Historically, security teams maintained extensive lists of known vulnerabilities, would fail any build or halt any deployment perceived to be vulnerable, and then require developers to fix those perceived vulnerabilities. 

This often resulted in them having to context switch from a project with a tight deadline to fix “vulnerabilities” that on inspection proved to be false. The outcome was that many developers faced not one but two walls of confusion – one with operations and the other with security. 

Security incidents will happen, but try to avoid finger pointing and head rolling, in favor of conducting an AAR (After Action Review) after each incident to gain a better understanding of the ‘what, how and why’. 

Invented by the US Military, AARs are very useful in defusing tensions, as they focus on improving systems and processes. Typical AAR questions include:

  • What were the key milestones of the incident? 
  • What was the response from those involved when the incident happened?
  • How could the incident have been prevented? 
  • How could the remediation process be improved?

For example, if an AAR were to identify that developers do not fully understand their security scan results, management could consider investing in suitable training to reduce the likelihood of vulnerabilities being overlooked in production.  

Conducting an AAR after each incident is vital but no substitute for shifting to a generative culture that values trust, cooperation, innovation, and excellence.  

My second suggestion is to reflect on how security and developers can best work together to create and sustain a more collaborative environment.

Management theory

Everyone has their own values, beliefs, assumptions, and mental models. Organizations are complex dynamic adaptive systems, so ensuring that there is mutual dependency between the organization and its people is paramount:

  • Organizational culture (values, norms, assumptions, leadership style and so on) is heavily influenced by the behaviors of the individuals at the organization, and the level of development at which most of them are anchored.
  • Culture in turn influences the design of systems and structures, and impacts individual and group performance, and commercial success.
  • When employees interact, they influence each other, resulting in new forms of culture and innovation.

Shifting organizational cultures requires leaders to balance three people-related aspects (‘Individuals’, ‘Culture’, and ‘Relationships’) and three process-related aspects (‘Strategy’, ‘Systems’, and ‘Resources’).

Some leaders rely on detailed manuals; others on empathy and established behaviors – “this is the way we do things round here.” Irrespective of approach, all leaders need to:

  • Be accessible and responsive to the needs of others.
  • Acknowledge and value everyone’s contribution.
  • Create opportunities for their people.
  • Take the time to build trusting relationships.
  • Be strong, have vision, and be comfortable with a hands-off approach.

Practical issues

Ideally, security wants to be a developer’s friend and help embed best practice. 

To use a car analogy, security are the brakes that allow corners to be approached at speed, as well as the seat belts in the event of an incident.
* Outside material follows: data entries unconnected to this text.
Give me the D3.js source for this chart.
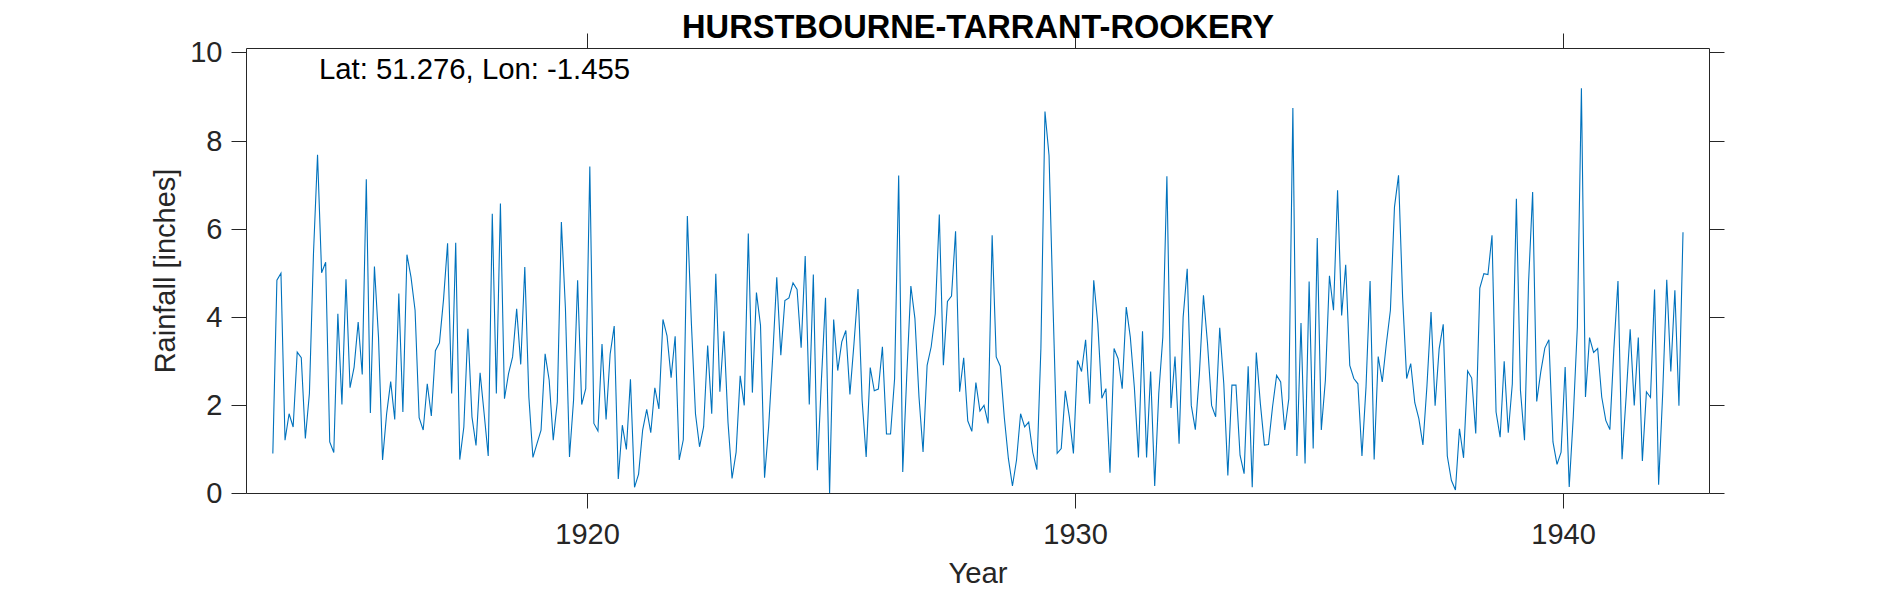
<!DOCTYPE html>
<html>
<head>
<meta charset="utf-8">
<script src="https://cdnjs.cloudflare.com/ajax/libs/d3/7.8.5/d3.min.js"></script>
<style>
html, body { margin: 0; padding: 0; background: #fff; }
svg { display: block; }
text { font-family: "Liberation Sans", Arial, sans-serif; }
.tick line, .domain { stroke: #262626; }
.tick text { fill: #262626; font-size: 29px; font-family: "Liberation Sans", Arial, sans-serif; }
</style>
</head>
<body>
<script>
var width = 1890, height = 591;
var box = {left: 246.5, right: 1709.5, top: 48.5, bottom: 493.5};

var title = "HURSTBOURNE-TARRANT-ROOKERY";
var note = "Lat: 51.276, Lon: -1.455";
var xLabel = "Year";
var yLabel = "Rainfall [inches]";
var xTicks = [1920, 1930, 1940];
var yTicks = [0, 2, 4, 6, 8, 10];
var xRange = [1913, 1943];
var yRange = [0, 10.1];

// first reading is July 1913, one value a month
var firstMonth = 1913.54;
var rainfall = [
  0.91,4.84,5.00,1.21,1.81,1.51,3.21,3.08,1.25,2.27,5.44,7.69,
  5.01,5.25,1.17,0.93,4.08,2.02,4.86,2.40,2.87,3.89,2.70,7.13,
  1.83,5.15,3.55,0.76,1.81,2.54,1.68,4.54,1.85,5.42,4.91,4.16,
  1.72,1.44,2.49,1.76,3.24,3.42,4.40,5.68,2.27,5.69,0.77,1.51,
  3.74,1.74,1.09,2.74,1.81,0.85,6.35,2.27,6.58,2.15,2.72,3.10,
  4.19,2.93,5.14,2.19,0.82,1.13,1.44,3.17,2.57,1.21,2.08,6.16,
  4.20,0.83,2.12,4.84,2.02,2.38,7.42,1.59,1.42,3.39,1.68,3.16,
  3.80,0.33,1.55,1.00,2.59,0.14,0.44,1.44,1.91,1.38,2.40,1.92,
  3.95,3.58,2.63,3.57,0.76,1.22,6.30,3.85,1.81,1.06,1.51,3.36,
  1.81,4.99,2.31,3.68,1.62,0.34,0.94,2.67,2.00,5.90,2.29,4.56,
  3.82,0.36,1.51,3.10,4.91,3.14,4.38,4.44,4.78,4.63,3.31,5.39,
  2.02,4.97,0.53,2.60,4.44,0.00,3.95,2.79,3.44,3.70,2.25,3.40,
  4.64,2.12,0.83,2.86,2.33,2.37,3.33,1.35,1.35,2.61,7.22,0.49,
  2.70,4.71,3.97,2.19,0.94,2.91,3.33,4.08,6.33,2.91,4.36,4.48,
  5.95,2.31,3.08,1.65,1.41,2.52,1.87,2.00,1.59,5.86,3.10,2.89,
  1.72,0.79,0.17,0.76,1.81,1.51,1.62,0.93,0.54,3.30,8.67,7.67,
  4.20,0.91,1.02,2.33,1.74,0.91,3.02,2.77,3.49,2.04,4.84,3.85,
  2.16,2.38,0.47,3.29,3.06,2.38,4.23,3.55,2.40,0.82,3.68,0.82,
  2.77,0.17,2.27,3.55,7.20,1.94,3.11,1.13,4.00,5.10,2.00,1.45,
  2.72,4.50,3.40,2.00,1.74,3.76,2.49,0.41,2.46,2.46,0.87,0.45,
  2.89,0.14,3.20,2.04,1.10,1.11,1.97,2.68,2.53,1.44,2.15,8.75,
  0.85,3.87,0.68,4.81,1.02,5.80,1.44,2.57,4.94,4.16,6.88,4.04,
  5.19,2.91,2.61,2.49,0.85,2.42,4.82,0.77,3.11,2.53,3.40,4.16,
  6.50,7.22,4.46,2.61,2.95,2.06,1.70,1.10,2.45,4.12,1.99,3.29,
  3.84,0.85,0.30,0.08,1.47,0.81,2.78,2.62,1.36,4.66,4.99,4.97,
  5.86,1.85,1.28,3.00,1.38,2.49,6.69,2.34,1.21,4.80,6.84,2.09,
  2.76,3.30,3.49,1.17,0.66,0.94,2.87,0.15,1.74,3.78,9.20,2.19,
  3.54,3.20,3.29,2.19,1.66,1.45,3.30,4.82,0.78,2.19,3.73,2.00,
  3.54,0.74,2.31,2.18,4.63,0.20,2.27,4.85,2.77,4.61,1.99,5.93
];

var svg = d3.select("body")
                    .append("svg")
                    .attr("width", width)
                    .attr("height", height);

var x = d3.scaleLinear().domain(xRange).range([box.left, box.right]);
var y = d3.scaleLinear().domain(yRange).range([box.bottom, box.top]);

var line = d3.line()
             .x(function(d, i){ return x(firstMonth + i/12); })
             .y(function(d){ return y(d); });

svg.append("path")
   .datum(rainfall)
   .attr("d", line)
   .attr("fill", "none")
   .attr("stroke", "#0072BD")
   .attr("stroke-width", 1.1)
   .attr("stroke-linejoin", "miter");

// ticks stick out of the box on all four sides
var tickLen = 15;
function noLabel(){ return ""; }

// snap tick lines to whole pixels so they stay as dark as the box
function snap(g, horizontal){
  g.selectAll(".tick").attr("transform", function(d){
    var p = horizontal ? x(d) : y(d);
    p = Math.floor(p) + 0.5;
    return horizontal ? "translate(" + p + ",0)" : "translate(0," + p + ")";
  });
}

svg.append("g").attr("transform", "translate(0," + box.bottom + ")")
   .call(d3.axisBottom(x).offset(0).tickValues(xTicks).tickSize(tickLen).tickSizeOuter(0).tickPadding(15).tickFormat(d3.format("d")))
   .call(snap, true);
svg.append("g").attr("transform", "translate(0," + box.top + ")")
   .call(d3.axisTop(x).offset(0).tickValues(xTicks).tickSize(tickLen).tickSizeOuter(0).tickFormat(noLabel))
   .call(snap, true);
svg.append("g").attr("transform", "translate(" + box.left + ",0)")
   .call(d3.axisLeft(y).offset(0).tickValues(yTicks).tickSize(tickLen).tickSizeOuter(0).tickPadding(9).tickFormat(d3.format("d")))
   .call(snap, false);
svg.append("g").attr("transform", "translate(" + box.right + ",0)")
   .call(d3.axisRight(y).offset(0).tickValues(yTicks).tickSize(tickLen).tickSizeOuter(0).tickFormat(noLabel))
   .call(snap, false);

svg.append("text")
   .attr("x", (box.left + box.right)/2).attr("y", 38)
   .attr("text-anchor", "middle")
   .attr("font-size", 32.6).attr("font-weight", "bold").attr("fill", "#000")
   .text(title);

svg.append("text")
   .attr("x", 319).attr("y", 79)
   .attr("font-size", 29.3).attr("fill", "#000")
   .text(note);

svg.append("text")
   .attr("x", (box.left + box.right)/2).attr("y", 583)
   .attr("text-anchor", "middle")
   .attr("font-size", 29.3).attr("fill", "#262626")
   .text(xLabel);

svg.append("text")
   .attr("transform", "translate(175," + (box.top + box.bottom)/2 + ") rotate(-90)")
   .attr("text-anchor", "middle")
   .attr("font-size", 29).attr("fill", "#262626")
   .text(yLabel);
</script>
</body>
</html>
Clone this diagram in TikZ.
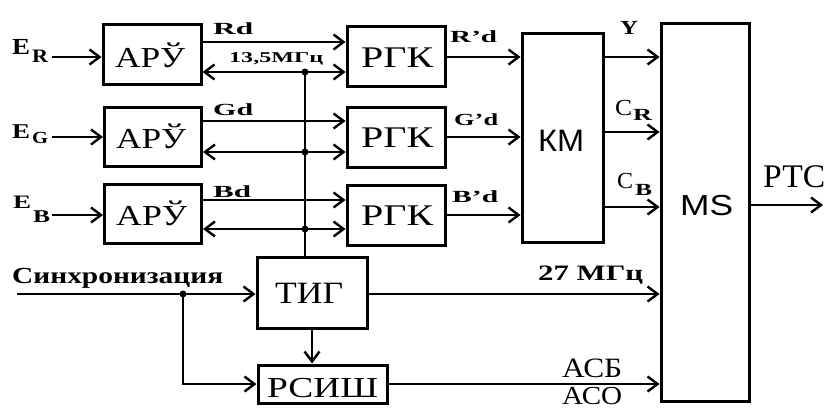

Focus on your positioning to developers and work on answers to these ten practical questions with your team: 

  • Have you automated security scanning in your pipelines?
  • Have you provided bite sized vulnerability explanations?
  • Do you have smart notifications and an empowered incident response team? 
  • Have you put in place processes that minimize manually handled incidents?
  • Have you specified what should happen when a vulnerability is first identified?
  • Can you improve your metrics beyond manually handling incidents over time and mean time to respond/fix?
  • Are your vulnerability definitions easily understandable in multiple learning formats?
  • Do you organize developer training to enhance secure coding skills? 
  • Are you making life easy and fun for developers through help buttons, prizes, hackathons etc.
  • Are your security dashboards meaningful?

Future trends

Just because something is safe today, doesn’t mean it will be safe tomorrow. The implications of quantum computing may be beyond the reach of this article, but upcoming AI developments in DevSecOps could include:

  • Using AI to ‘Explain this Vulnerability’ to provide comprehensible explanations and potential solutions to vulnerabilities.
  • Embedding Security Incident Response Teams with AI capabilities to analyze data from logs, alerts, and other sources and detect anomalous behavior or potential security threats.
  • Automated Security Testing and analysis, leading to faster and more accurate detection and remediation of vulnerabilities.

The term 'generative' is being hijacked by AI so it's important to use it with care. Where a generative culture generates more productive people and more effective processes, generative AI can generate a false sense of security due to a propensity to include misleading but plausible data. Proceed with caution.